Chi è fra Angelo d’Acri?
Guardiamo, primieramente, al suo contesto storico.
Siamo nel Meridione d’Italia della fine del XVII secolo; i principi Sanseverino governano i nostri territori; con i soprusi e le ingiustizie connesse a quell’esperienza di politica (tra minoranze ricchissime e popolazioni nell’indigenza). Le fatiche di Angelo d’Acri saranno orientate verso la difesa della povera gente.
Facciamo un passo indietro ed arriviamo alla sua esperienza vocazionale: egli desiderava accogliere la vocazione francescano-cappuccina, ma per ben due volte abbandonò la vita conventuale, per fare ritorno ad Acri ed alla vita mondana. La scelta definitiva, che passa dalla porta stretta e dalla via angusta (cfr.: Mt 7,13-14), gli incute grande timore; così come avviene oggi per la vita sacerdotale, religiosa o matrimoniale. La grazia ha vinto sulle passioni. Angelo, col raro permesso del Ministro Generale, rientra in noviziato ed emette i voti.
La sua fede viene rinsaldata. È chiamato ad una grande missione. Molto è valsa la testimonianza di vita del predicatore cappuccino Antonio da Olivadi, che predicò proprio in Acri in quel tempo di grande travaglio per l’allora Luca Antonio Falcone, figlio di una povera fornaia ed orfano di padre.
Ordinato sacerdote, lo ritroviamo di fronte ad un altro ostacolo, che lo mette in ginocchio. Nella sua prima predicazione, il quaresimale a San Giorgio Albanese (1702), fallisce, dimenticando tutte le parole da dire dal pulpito davanti a tutto il popolo; e questo avvenne per tre sere. Comprenderà che il suo stile dovrà diventare semplice, lontano dall’ampollosità dell’oratoria del tempo.
Predicherà, tra missioni popolari e quaresimali, in tutta l’Italia Meridionale, spingendosi fino a Napoli ed al territorio dell’abbazia di Montecassino; diventando “l’apostolo delle Calabrie”.
Alla predicazione si accompagneranno quelli che Giovanni chiama i “segni”: la vicinanza di Dio alle necessità dei sofferenti; le sue poche cose diventeranno presto reliquie, desiderate dai fedeli.

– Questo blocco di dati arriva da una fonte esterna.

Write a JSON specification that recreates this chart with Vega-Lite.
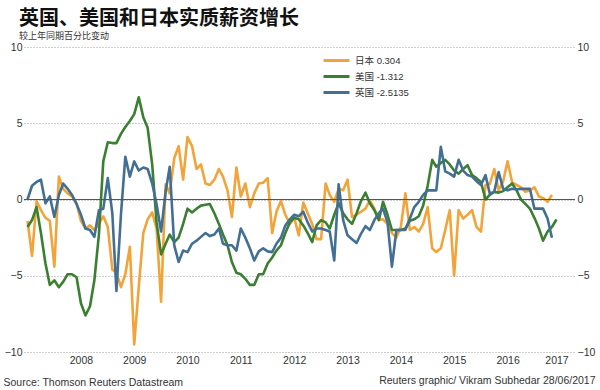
{
  "$schema": "https://vega.github.io/schema/vega-lite/v6.json",
  "width": 551,
  "height": 305,
  "autosize": "none",
  "padding": {"left": 24, "top": 47, "right": 25, "bottom": 38},
  "background": "white",
  "config": {"view": {"stroke": null}, "font": "Liberation Sans, Noto Sans CJK SC"},
  "title": {
    "text": "英国、美国和日本实质薪资增长",
    "subtitle": "较上年同期百分比变动",
    "anchor": "start",
    "frame": "group",
    "dx": -5,
    "offset": 1,
    "font": "Noto Sans CJK SC",
    "fontSize": 20,
    "fontWeight": "bold",
    "color": "#111111",
    "subtitleFont": "Noto Sans CJK SC",
    "subtitleFontSize": 9,
    "subtitleColor": "#333333",
    "subtitlePadding": 3
  },
  "data": {"values": [
    {"d":"2007-07-01","jp":-1.4,"us":-1.8,"uk":0.0},
    {"d":"2007-08-01","jp":-3.7,"us":-1.35,"uk":0.9},
    {"d":"2007-09-01","jp":-0.1,"us":-0.5,"uk":1.15},
    {"d":"2007-10-01","jp":-0.7,"us":-2.2,"uk":1.3},
    {"d":"2007-11-01","jp":-1.2,"us":-4.2,"uk":-0.25},
    {"d":"2007-12-01","jp":-1.4,"us":-5.6,"uk":0.2},
    {"d":"2008-01-01","jp":-4.4,"us":-5.3,"uk":-1.15},
    {"d":"2008-02-01","jp":1.5,"us":-5.75,"uk":0.3},
    {"d":"2008-03-01","jp":0.7,"us":-5.4,"uk":1.05},
    {"d":"2008-04-01","jp":0.4,"us":-4.9,"uk":0.7},
    {"d":"2008-05-01","jp":0.2,"us":-4.9,"uk":0.3},
    {"d":"2008-06-01","jp":-0.25,"us":-5.1,"uk":-0.3},
    {"d":"2008-07-01","jp":-1.4,"us":-6.8,"uk":-1.0},
    {"d":"2008-08-01","jp":-1.9,"us":-7.6,"uk":-1.9},
    {"d":"2008-09-01","jp":-1.7,"us":-7.0,"uk":-2.0},
    {"d":"2008-10-01","jp":-2.0,"us":-5.3,"uk":-2.45},
    {"d":"2008-11-01","jp":-1.6,"us":-2.3,"uk":-0.7},
    {"d":"2008-12-01","jp":-1.1,"us":2.5,"uk":-0.6},
    {"d":"2009-01-01","jp":-1.8,"us":3.75,"uk":1.4},
    {"d":"2009-02-01","jp":-4.6,"us":3.7,"uk":-0.9},
    {"d":"2009-03-01","jp":-4.8,"us":3.7,"uk":-6.0},
    {"d":"2009-04-01","jp":-5.75,"us":4.3,"uk":-1.0},
    {"d":"2009-05-01","jp":-4.9,"us":4.75,"uk":2.8},
    {"d":"2009-06-01","jp":-3.1,"us":5.15,"uk":1.5},
    {"d":"2009-07-01","jp":-9.5,"us":5.6,"uk":2.5},
    {"d":"2009-08-01","jp":-5.75,"us":6.7,"uk":1.9},
    {"d":"2009-09-01","jp":-2.2,"us":5.4,"uk":2.1},
    {"d":"2009-10-01","jp":-1.3,"us":4.7,"uk":2.0},
    {"d":"2009-11-01","jp":-0.85,"us":2.3,"uk":1.05},
    {"d":"2009-12-01","jp":-1.9,"us":-1.5,"uk":-0.3},
    {"d":"2010-01-01","jp":-6.7,"us":-3.6,"uk":-2.1},
    {"d":"2010-02-01","jp":1.0,"us":-2.9,"uk":0.5},
    {"d":"2010-03-01","jp":0.4,"us":-2.3,"uk":2.15},
    {"d":"2010-04-01","jp":2.7,"us":-2.8,"uk":-3.0},
    {"d":"2010-05-01","jp":3.5,"us":-2.5,"uk":-4.1},
    {"d":"2010-06-01","jp":1.3,"us":-1.6,"uk":-3.35},
    {"d":"2010-07-01","jp":4.1,"us":-0.6,"uk":-3.45},
    {"d":"2010-08-01","jp":3.5,"us":-0.85,"uk":-2.9},
    {"d":"2010-09-01","jp":2.0,"us":-0.6,"uk":-2.7},
    {"d":"2010-10-01","jp":2.3,"us":-0.4,"uk":-2.45},
    {"d":"2010-11-01","jp":1.05,"us":-0.35,"uk":-2.2},
    {"d":"2010-12-01","jp":0.95,"us":-0.3,"uk":-2.4},
    {"d":"2011-01-01","jp":1.3,"us":-0.9,"uk":-2.3},
    {"d":"2011-02-01","jp":2.0,"us":-1.6,"uk":-1.9},
    {"d":"2011-03-01","jp":1.5,"us":-2.3,"uk":-2.9},
    {"d":"2011-04-01","jp":0.6,"us":-3.0,"uk":-3.0},
    {"d":"2011-05-01","jp":-1.15,"us":-4.1,"uk":-3.0},
    {"d":"2011-06-01","jp":2.1,"us":-4.8,"uk":-3.35},
    {"d":"2011-07-01","jp":0.2,"us":-4.9,"uk":-1.9},
    {"d":"2011-08-01","jp":1.05,"us":-5.2,"uk":-2.5},
    {"d":"2011-09-01","jp":-0.5,"us":-5.6,"uk":-3.2},
    {"d":"2011-10-01","jp":0.4,"us":-5.6,"uk":-4.0},
    {"d":"2011-11-01","jp":1.05,"us":-4.9,"uk":-3.4},
    {"d":"2011-12-01","jp":1.1,"us":-4.9,"uk":-3.2},
    {"d":"2012-01-01","jp":1.4,"us":-4.2,"uk":-3.4},
    {"d":"2012-02-01","jp":-2.2,"us":-3.8,"uk":-3.45},
    {"d":"2012-03-01","jp":-0.8,"us":-3.35,"uk":-2.9},
    {"d":"2012-04-01","jp":-0.1,"us":-3.0,"uk":-2.5},
    {"d":"2012-05-01","jp":-1.0,"us":-2.2,"uk":-1.7},
    {"d":"2012-06-01","jp":-1.6,"us":-1.5,"uk":-1.3},
    {"d":"2012-07-01","jp":-1.2,"us":-1.2,"uk":-1.0},
    {"d":"2012-08-01","jp":-2.35,"us":-1.3,"uk":-1.1},
    {"d":"2012-09-01","jp":-0.2,"us":-1.7,"uk":-0.8},
    {"d":"2012-10-01","jp":-0.9,"us":-2.2,"uk":-1.5},
    {"d":"2012-11-01","jp":-1.6,"us":-2.8,"uk":-2.1},
    {"d":"2012-12-01","jp":-2.6,"us":-1.7,"uk":-1.9},
    {"d":"2013-01-01","jp":-2.6,"us":-1.35,"uk":-1.9},
    {"d":"2013-02-01","jp":1.05,"us":-1.5,"uk":-2.0},
    {"d":"2013-03-01","jp":0.3,"us":-1.9,"uk":-2.1},
    {"d":"2013-04-01","jp":-0.15,"us":-1.0,"uk":-4.0},
    {"d":"2013-05-01","jp":0.7,"us":-0.25,"uk":1.0},
    {"d":"2013-06-01","jp":0.6,"us":-0.9,"uk":-1.35},
    {"d":"2013-07-01","jp":1.3,"us":-1.3,"uk":-2.35},
    {"d":"2013-08-01","jp":-1.15,"us":-1.6,"uk":-2.6},
    {"d":"2013-09-01","jp":-1.0,"us":-0.9,"uk":-2.85},
    {"d":"2013-10-01","jp":-0.8,"us":-0.1,"uk":-2.25},
    {"d":"2013-11-01","jp":-0.6,"us":0.45,"uk":-1.75},
    {"d":"2013-12-01","jp":-0.05,"us":-0.25,"uk":-2.0},
    {"d":"2014-01-01","jp":-0.6,"us":-0.7,"uk":-1.35},
    {"d":"2014-02-01","jp":-1.35,"us":-1.35,"uk":-0.9},
    {"d":"2014-03-01","jp":-1.3,"us":-0.15,"uk":-0.6},
    {"d":"2014-04-01","jp":-1.6,"us":-1.0,"uk":-1.5},
    {"d":"2014-05-01","jp":-2.2,"us":-2.0,"uk":-4.4},
    {"d":"2014-06-01","jp":-2.5,"us":-2.0,"uk":-2.0},
    {"d":"2014-07-01","jp":-1.8,"us":-2.0,"uk":-2.0},
    {"d":"2014-08-01","jp":0.4,"us":-1.9,"uk":-2.0},
    {"d":"2014-09-01","jp":-2.0,"us":-1.4,"uk":-1.25},
    {"d":"2014-10-01","jp":-1.8,"us":-1.3,"uk":-0.5},
    {"d":"2014-11-01","jp":-2.1,"us":-1.1,"uk":-0.15},
    {"d":"2014-12-01","jp":-1.6,"us":-0.4,"uk":0.3},
    {"d":"2015-01-01","jp":-0.5,"us":0.9,"uk":0.6},
    {"d":"2015-02-01","jp":-3.2,"us":2.6,"uk":0.6},
    {"d":"2015-03-01","jp":-3.45,"us":2.15,"uk":0.6},
    {"d":"2015-04-01","jp":-3.2,"us":2.4,"uk":3.45},
    {"d":"2015-05-01","jp":-2.0,"us":2.6,"uk":1.85},
    {"d":"2015-06-01","jp":-0.7,"us":2.3,"uk":1.7},
    {"d":"2015-07-01","jp":-5.0,"us":1.9,"uk":1.5},
    {"d":"2015-08-01","jp":-0.7,"us":1.7,"uk":2.6},
    {"d":"2015-09-01","jp":-1.25,"us":2.0,"uk":1.9},
    {"d":"2015-10-01","jp":-1.0,"us":2.25,"uk":1.6},
    {"d":"2015-11-01","jp":-0.7,"us":1.6,"uk":1.5},
    {"d":"2015-12-01","jp":-1.8,"us":1.4,"uk":1.2},
    {"d":"2016-01-01","jp":-2.1,"us":1.15,"uk":0.95},
    {"d":"2016-02-01","jp":0.95,"us":0.0,"uk":1.6},
    {"d":"2016-03-01","jp":1.0,"us":0.3,"uk":0.4},
    {"d":"2016-04-01","jp":2.0,"us":0.5,"uk":0.5},
    {"d":"2016-05-01","jp":0.6,"us":0.45,"uk":1.8},
    {"d":"2016-06-01","jp":1.2,"us":0.55,"uk":0.7},
    {"d":"2016-07-01","jp":2.5,"us":0.8,"uk":0.6},
    {"d":"2016-08-01","jp":1.15,"us":1.05,"uk":0.7},
    {"d":"2016-09-01","jp":0.95,"us":0.6,"uk":0.65},
    {"d":"2016-10-01","jp":0.8,"us":0.0,"uk":0.7},
    {"d":"2016-11-01","jp":0.5,"us":-0.3,"uk":0.7},
    {"d":"2016-12-01","jp":0.6,"us":-0.6,"uk":0.7},
    {"d":"2017-01-01","jp":0.8,"us":-1.2,"uk":-0.6},
    {"d":"2017-02-01","jp":0.2,"us":-1.9,"uk":-0.6},
    {"d":"2017-03-01","jp":0.1,"us":-2.7,"uk":-0.6},
    {"d":"2017-04-01","jp":-0.15,"us":-2.1,"uk":-1.25},
    {"d":"2017-05-01","jp":0.304,"us":-1.8,"uk":-2.5135},
    {"d":"2017-06-01","jp":null,"us":-1.312,"uk":null}
  ]},
  "resolve": {"axis": {"y": "independent"}},
  "layer": [
    {
      "transform": [
        {"fold": ["jp", "us", "uk"], "as": ["k", "v"]},
        {"filter": "datum.v != null"}
      ],
      "mark": {"type": "line", "strokeWidth": 2.6, "strokeJoin": "round"},
      "encoding": {
        "x": {
          "field": "d", "type": "temporal",
          "scale": {"type": "utc", "domain": [{"year": 2007, "month": 6, "date": 7, "utc": true}, {"year": 2017, "month": 10, "date": 6, "utc": true}]},
          "axis": {
            "values": [
              {"year": 2008, "month": 7, "date": 1, "utc": true},
              {"year": 2009, "month": 7, "date": 1, "utc": true},
              {"year": 2010, "month": 7, "date": 1, "utc": true},
              {"year": 2011, "month": 7, "date": 1, "utc": true},
              {"year": 2012, "month": 7, "date": 1, "utc": true},
              {"year": 2013, "month": 7, "date": 1, "utc": true},
              {"year": 2014, "month": 7, "date": 1, "utc": true},
              {"year": 2015, "month": 7, "date": 1, "utc": true},
              {"year": 2016, "month": 7, "date": 1, "utc": true},
              {"year": 2017, "month": 6, "date": 1, "utc": true}
            ],
            "labelExpr": "utcFormat(datum.value, '%Y')",
            "ticks": false, "domain": false, "grid": false,
            "labelPadding": 3, "labelFontSize": 10.5, "labelColor": "#333333",
            "labelFont": "Liberation Sans", "labelFlush": false, "labelOverlap": false,
            "title": "Source: Thomson Reuters Datastream",
            "titleX": -21, "titleY": 33, "titleAlign": "left", "titleBaseline": "alphabetic",
            "titleFont": "Liberation Sans", "titleFontSize": 10.5, "titleFontWeight": "normal", "titleColor": "#333333"
          }
        },
        "y": {
          "field": "v", "type": "quantitative",
          "scale": {"domain": [-10, 10], "nice": false, "zero": false},
          "axis": {
            "orient": "left", "values": [-10, -5, 0, 5, 10],
            "grid": true, "gridDash": [1, 2], "gridColor": "#9a9a9a", "gridWidth": 1,
            "ticks": false, "domain": false, "labelPadding": 2,
            "labelFontSize": 10.5, "labelColor": "#333333", "labelFont": "Liberation Sans",
            "title": null
          }
        },
        "color": {
          "field": "k", "type": "nominal",
          "scale": {"domain": ["jp", "us", "uk"], "range": ["#F2A43A", "#3B7F32", "#426F93"]},
          "legend": {
            "orient": "none", "legendX": 304.5, "legendY": 5.5, "title": null, "padding": 0,
            "symbolType": "M-2,0H2", "symbolSize": 169, "symbolStrokeWidth": 3,
            "labelFontSize": 9.5, "labelOffset": 10.5, "rowPadding": 2, "labelColor": "#333333",
            "labelFont": "Liberation Sans, Noto Sans CJK SC",
            "labelExpr": "datum.value == 'jp' ? '日本 0.304' : datum.value == 'us' ? '美国 -1.312' : '英国 -2.5135'"
          }
        }
      }
    },
    {
      "data": {"values": [{}]},
      "mark": {"type": "rule", "color": "#555555", "strokeWidth": 1},
      "encoding": {
        "y": {
          "datum": 0, "type": "quantitative",
          "axis": {
            "orient": "right", "values": [-10, -5, 0, 5, 10],
            "grid": false, "ticks": false, "domain": false, "labelPadding": 2,
            "labelFontSize": 10.5, "labelColor": "#333333", "labelFont": "Liberation Sans",
            "title": "Reuters graphic/ Vikram Subhedar 28/06/2017",
            "titleAngle": 0, "titleX": 20, "titleY": 336, "titleAlign": "right", "titleBaseline": "alphabetic",
            "titleFont": "Liberation Sans", "titleFontSize": 10.5, "titleFontWeight": "normal", "titleColor": "#333333"
          }
        }
      }
    }
  ]
}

La sua predicazione è incentrata sulla Passione del Signore Gesù; la sua più grande devozione, infatti, sarà verso il Crocifisso e la sua dolente Madre. L’immagine tipica di sant’Angelo lo raffigura, infatti, mentre indica il Crocifisso. Sarà l’autore di un componimento, il “Gesù pijssimo” o “Orologio della Passione”: delle strofe ritmate che ricordano i vari episodi della Passione del Signore Gesù. Un altro particolare della vita del nostro santo sacerdote cappuccino ci dice che egli era solito piantare un Calvario (costituito da tre croci), leggermente distante dal centro del paese, nei luoghi in cui aveva predicato.
Gli altri amori saranno: l’Eucaristia, celebrata con grande devozione e adorata fino all’estasi; la Madonna Addolorata, di cui fece scolpire un’effige lignea per donarla al popolo acrese, per non lasciarlo orfano dopo la sua morte. La definirà «Madre dei bisogni».
Forte era l’attaccamento di sant’Angelo alla vita religiosa francescano-cappuccina. Egli ricoprì nell’Ordine anche incarichi di governo (guardiano, Ministro Provinciale, visitatore generale). Ai Frati consegna uno stile di vita santo, che poggia su “cinque gemme”: l’austerità, la semplicità, l’esatta osservanza della serafica Regola e delle Costituzioni cappuccine, l’innocenza di vita e la carità inesauribile. Ad Acri lavorò instancabilmente ed ottenne dalla famiglia dei principi Sanseverino-Falcone l’edificazione di un monastero di Sorelle Povere di santa Chiara, definite “cappuccinelle”; siamo nel 1726, anno di benedizione. La prima monaca fu proprio la figlia dei principi, che prese il nome di suor Mariangela del Crocifisso.
Sant’Angelo fu, inoltre, ricercato consigliere di governanti, nobili, sacerdoti e vescovi del tempo.
Morì ad Acri il 30 ottobre del 1739.
Nel 1743 iniziò l’iter processuale che lo portò alla beatificazione, nel 1825, da parte di Leone XII.
Pochi anni fa venne riconosciuto un miracolo di guarigione, attribuito alla sua preghiera di intercessione, che lo ha portato alla canonizzazione, il 17 Ottobre del 2017 da parte di Papa Francesco.